When should you consider a spouse trust for your will?

When should you consider a spouse trust for your will?

Posted March 13, 2017 Category: Individuals/Families

Most of us can agree: doing what it takes to leave a harmonious legacy to our loved ones on death is a worthwhile endeavor.

A spouse trust can be a simple and effective way to accomplish this goal, especially if you are in a second marriage and have children from a previous relationship. By creating a spouse trust in your will, it allows your surviving spouse access to the money and/or property required to maintain the standard of living they enjoyed prior to your death. On your spouse’s death, the money or property remaining in the spouse trust then passes to your children, or to the stated beneficiaries in your will (“your ultimate beneficiaries”). Since your surviving spouse has no ownership interest in the trust, the trust funds cannot be given to anyone else during or after his or her lifetime.

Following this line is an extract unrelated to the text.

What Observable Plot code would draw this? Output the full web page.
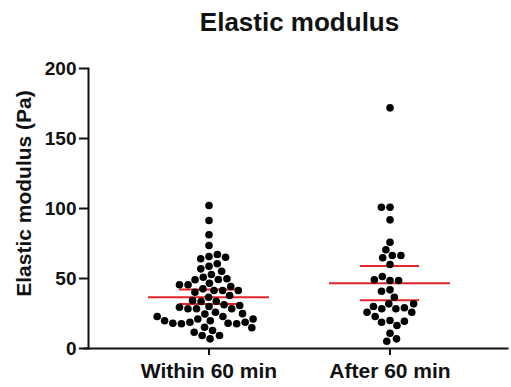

A spouse trust may be recommended even if you are in a first marriage. If you die and your surviving spouse remarries, their will is automatically revoked, meaning that the wills you drafted together with mutual intentions will not apply after a remarriage. As a result, on the death of your surviving spouse, either intestacy laws will take effect if she or he has not completed a new will, or the provisions of a new will following the remarriage take effect.

Here are two scenarios in which you are married and then die leaving everything to your surviving spouse outright, not in a spouse trust:

Scenario 1 – Surviving spouse forgets to draft a new will after remarriage

Years later, your spouse remarries, but forgets to draft a new will and dies survived by your children and his or her new spouse.

According to Ontario intestacy laws, the new spouse would be entitled to the first $200,000 of your spouse’s estate as well as an equal division of the rest of the estate with your surviving children. If, at your spouse’s death, there was $1M remaining from your legacy and you had two surviving children, the new spouse would be entitled to $466,666 of your estate and each of your children would receive $266,666.

Scenario 2 – Surviving spouse drafts a new will after remarriage

Your spouse remarries years after your death, but this time remembers to draft a new will. Unless he or she has contracted out of his or her legal obligations with a marriage contract, there may be an obligation on your spouse to leave a significant portion of the estate to their new spouse, regardless of whether their new will leaves everything to your ultimate beneficiaries or not. If provision is not properly made for the new spouse in the will, the new spouse can either make an equalization claim under the Family Law Act or bring a Succession Law Reform Act dependent’s support relief claim against the estate, which even if not successful, will undoubtedly lead to expense, stress and disharmony among your loved ones.

Neither of these scenarios is likely to provide the result you intend.

It may be appropriate for you to consider a spouse trust in your will to ensure your estate provides for your surviving spouse during his or her lifetime and then on your spouse’s death passes your remaining estate your ultimate beneficiaries.

An experienced estate planning lawyer can assist you by evaluating your situation to determine if a spouse trust is appropriate, provide estate planning advice to be sure the trust is effective, and draft a sound will to ensure your wishes are fulfilled after you are gone.